Yury Gogotsi, Drexel University, Philadelphia, Pennsylvania
CNMS Discovery Seminar Series
11:00 AM — 12:00 PM, SNS Central Laboratory and Office Building (8600),
Iran Thomas Auditorium (Room A-103)
Contact: Peter Cummings (peter.cummings@vanderbilt.edu), 865.241.4779

Abstract

This lecture will provide an overview of research activities in the area of nanostructured carbon and carbide materials used for capacitive storage of electrical energy. Electrochemical capacitors or "supercapacitors" are devices that store electrical energy electrostatically and are used in applications where batteries cannot provide sufficient power or charge/discharge rates, or when a long service life (up to 1 million of cycles) is needed. Until now, their higher cost, compared to batteries, has been limiting the use of supercapacitors in household, automotive and other cost-sensitive applications. We describe the material aspects of supercapacitor development, address unresolved issues and outline future research directions.

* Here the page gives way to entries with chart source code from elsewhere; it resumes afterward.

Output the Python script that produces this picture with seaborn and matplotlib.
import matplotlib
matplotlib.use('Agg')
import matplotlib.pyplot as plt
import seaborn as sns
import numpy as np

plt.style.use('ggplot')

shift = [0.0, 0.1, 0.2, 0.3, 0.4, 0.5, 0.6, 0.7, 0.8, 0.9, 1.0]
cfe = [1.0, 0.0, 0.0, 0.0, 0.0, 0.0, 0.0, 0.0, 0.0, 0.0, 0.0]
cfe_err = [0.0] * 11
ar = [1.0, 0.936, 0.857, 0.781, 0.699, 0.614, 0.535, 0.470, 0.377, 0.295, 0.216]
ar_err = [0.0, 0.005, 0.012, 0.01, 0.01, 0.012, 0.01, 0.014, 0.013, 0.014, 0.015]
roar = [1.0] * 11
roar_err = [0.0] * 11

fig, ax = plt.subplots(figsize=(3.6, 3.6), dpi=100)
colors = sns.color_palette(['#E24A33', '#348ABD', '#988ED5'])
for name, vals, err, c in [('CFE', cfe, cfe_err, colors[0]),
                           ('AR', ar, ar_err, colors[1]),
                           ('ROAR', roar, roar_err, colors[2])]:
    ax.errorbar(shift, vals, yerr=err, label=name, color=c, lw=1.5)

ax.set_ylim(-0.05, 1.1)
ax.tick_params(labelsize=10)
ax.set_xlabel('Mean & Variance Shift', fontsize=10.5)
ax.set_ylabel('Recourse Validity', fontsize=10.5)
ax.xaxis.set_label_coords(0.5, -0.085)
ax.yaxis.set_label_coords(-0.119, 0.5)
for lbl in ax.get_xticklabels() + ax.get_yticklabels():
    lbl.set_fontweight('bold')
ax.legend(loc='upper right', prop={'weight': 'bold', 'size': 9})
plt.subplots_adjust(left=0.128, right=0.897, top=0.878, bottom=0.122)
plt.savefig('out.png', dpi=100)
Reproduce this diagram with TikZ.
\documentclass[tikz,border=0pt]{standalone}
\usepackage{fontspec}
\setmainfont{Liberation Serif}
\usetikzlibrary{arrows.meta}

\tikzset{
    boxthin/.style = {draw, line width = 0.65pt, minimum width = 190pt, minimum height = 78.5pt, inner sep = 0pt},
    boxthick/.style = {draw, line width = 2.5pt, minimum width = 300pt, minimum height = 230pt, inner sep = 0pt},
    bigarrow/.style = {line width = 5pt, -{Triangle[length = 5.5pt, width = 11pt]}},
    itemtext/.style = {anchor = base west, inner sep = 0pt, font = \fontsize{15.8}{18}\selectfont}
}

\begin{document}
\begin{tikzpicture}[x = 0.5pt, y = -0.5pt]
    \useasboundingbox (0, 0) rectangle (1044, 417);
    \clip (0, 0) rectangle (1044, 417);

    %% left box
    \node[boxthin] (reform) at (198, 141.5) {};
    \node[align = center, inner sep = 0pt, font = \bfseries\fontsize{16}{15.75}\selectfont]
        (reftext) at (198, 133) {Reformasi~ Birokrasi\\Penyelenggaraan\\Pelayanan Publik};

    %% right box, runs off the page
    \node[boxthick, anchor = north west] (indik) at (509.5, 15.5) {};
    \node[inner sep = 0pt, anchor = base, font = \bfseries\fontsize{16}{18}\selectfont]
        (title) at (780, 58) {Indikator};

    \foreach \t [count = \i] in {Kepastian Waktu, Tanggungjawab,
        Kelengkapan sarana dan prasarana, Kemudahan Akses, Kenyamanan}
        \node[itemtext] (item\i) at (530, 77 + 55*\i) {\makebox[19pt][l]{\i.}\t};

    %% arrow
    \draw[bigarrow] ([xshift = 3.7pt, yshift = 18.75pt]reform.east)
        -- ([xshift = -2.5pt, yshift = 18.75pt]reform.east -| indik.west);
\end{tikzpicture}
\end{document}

High surface area carbon materials are widely used as supercapacitor electrodes. Graphene, nanotubes, activated carbons, template carbons, carbon onions and carbon black are among many materials being used in supercapacitors. Extraction of metals from carbides can generate a broad range of potentially important carbon nanostructures, which range from porous carbon networks to onions and nanotubes. They are known as Carbide-Derived Carbons (CDC). The CDC structure depends on the crystal structure of the carbide precursor as well as process parameters including temperature, time and environment. Extraction of silicon, boron, aluminum, zirconium or titanium from their respective carbides by chlorine at 200-1200°C results in the formation of micro- and mesoporous carbons with the specific surface area up to 3000 m²/g. CDC technology allows the control of carbon growth on the atomic level, monolayer by monolayer, with a high accuracy. It will be shown that the pore size to ion size ratio determines the efficiency of electrochemical energy storage systems. Design of supercapacitor electrodes using nanoporous carbons (3-D), graphene (2-D), carbon nanotubes (1-D) and carbon onions (0-D) for will be addressed. Also, recently discovered 2-D carbides and carbonitrides known as MXenes (Ti3C2, Ti2C and others) will be described.